Hersh vs Obama, Ctd

Earlier this week, Sy Hersh questioned whether Assad actually launched the Syrian chemical weapons attack. Eliot Higgins pushes back:

Hersh … discusses the possibility that the sarin was produced by Jabhat al-Nusra, the al Qaeda-affiliated group that’s fighting Assad. I asked chemical weapons specialist Dan Kaszeta for his opinion on that. He compared the possibility of Jabhat al-Nusra using chemical weapons to another terrorist attack involving sarin: the 1996 gassing of the Tokyo subway by the Aum Shinrikyo cult.

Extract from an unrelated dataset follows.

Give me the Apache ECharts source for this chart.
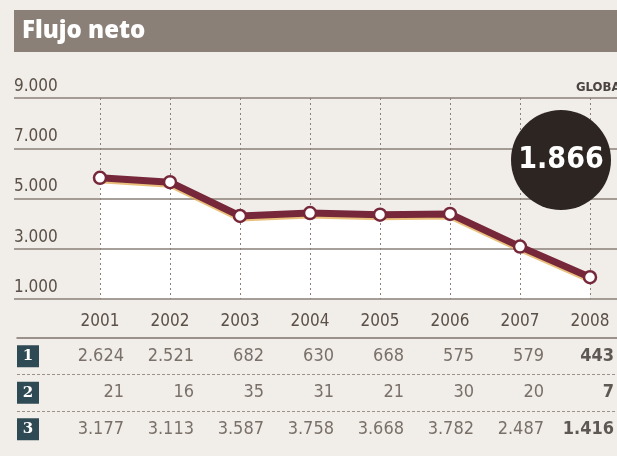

“The 1994 to 1996 Japanese experience tells us that even a very large and sophisticated effort comprising many millions of dollars, a dedicated large facility, and a lot of skilled labor results only in liters of sarin, not tons,” Kaszeta said. “Even if the Aug. 21 attack is limited to the eight Volcano rockets that we seem to be talking about, we’re looking at an industrial effort two orders of magnitude larger than the Aum Shinrikyo effort. This is a nontrivial and very costly undertaking, and I highly doubt whether any of the possible nonstate actors involved here have the factory to have produced it. Where is this factory? Where is the waste stream? Where are the dozens of skilled people — not just one al Qaeda member — needed to produce this amount of material?”

Joanna Paraszczuk and Scott Lucas pile on:

Hersh also does not examine how insurgents could fire multiple chemical warheads on opposition-controlled towns like the West Ghouta Moadamiyyat ash-Sham. That town, one of the first places that started to demonstrate against the Assad regime over two years ago, has been under a tight regime siege for over a year and is literally surrounded by key regime military strongholds. It is right next to the Mezzeh Military Airport, the site of fierce fighting between regime and insurgent fighters, and just south of the 4th Armored Division base, Sumarieh residences, and key police housing. So while it is easy to see how regime forces could fire on Moadamiyyat ash-Sham from outside the town — indeed, the regime is firing conventional weapons at the town on a daily basis — it would be practically and logistically impossible for insurgents to fire at short-to-medium range from outside the town.

Nor does Hersh bother to examine motive. Why would insurgents fire multiple chemical weapons at Moadamiyyat ash-Sham, a strategically-important opposition-controlled town that had resisted a siege for almost a year at the time of the August 21 attacks? Who would want to weaken the town by causing mass casualties and mass panic?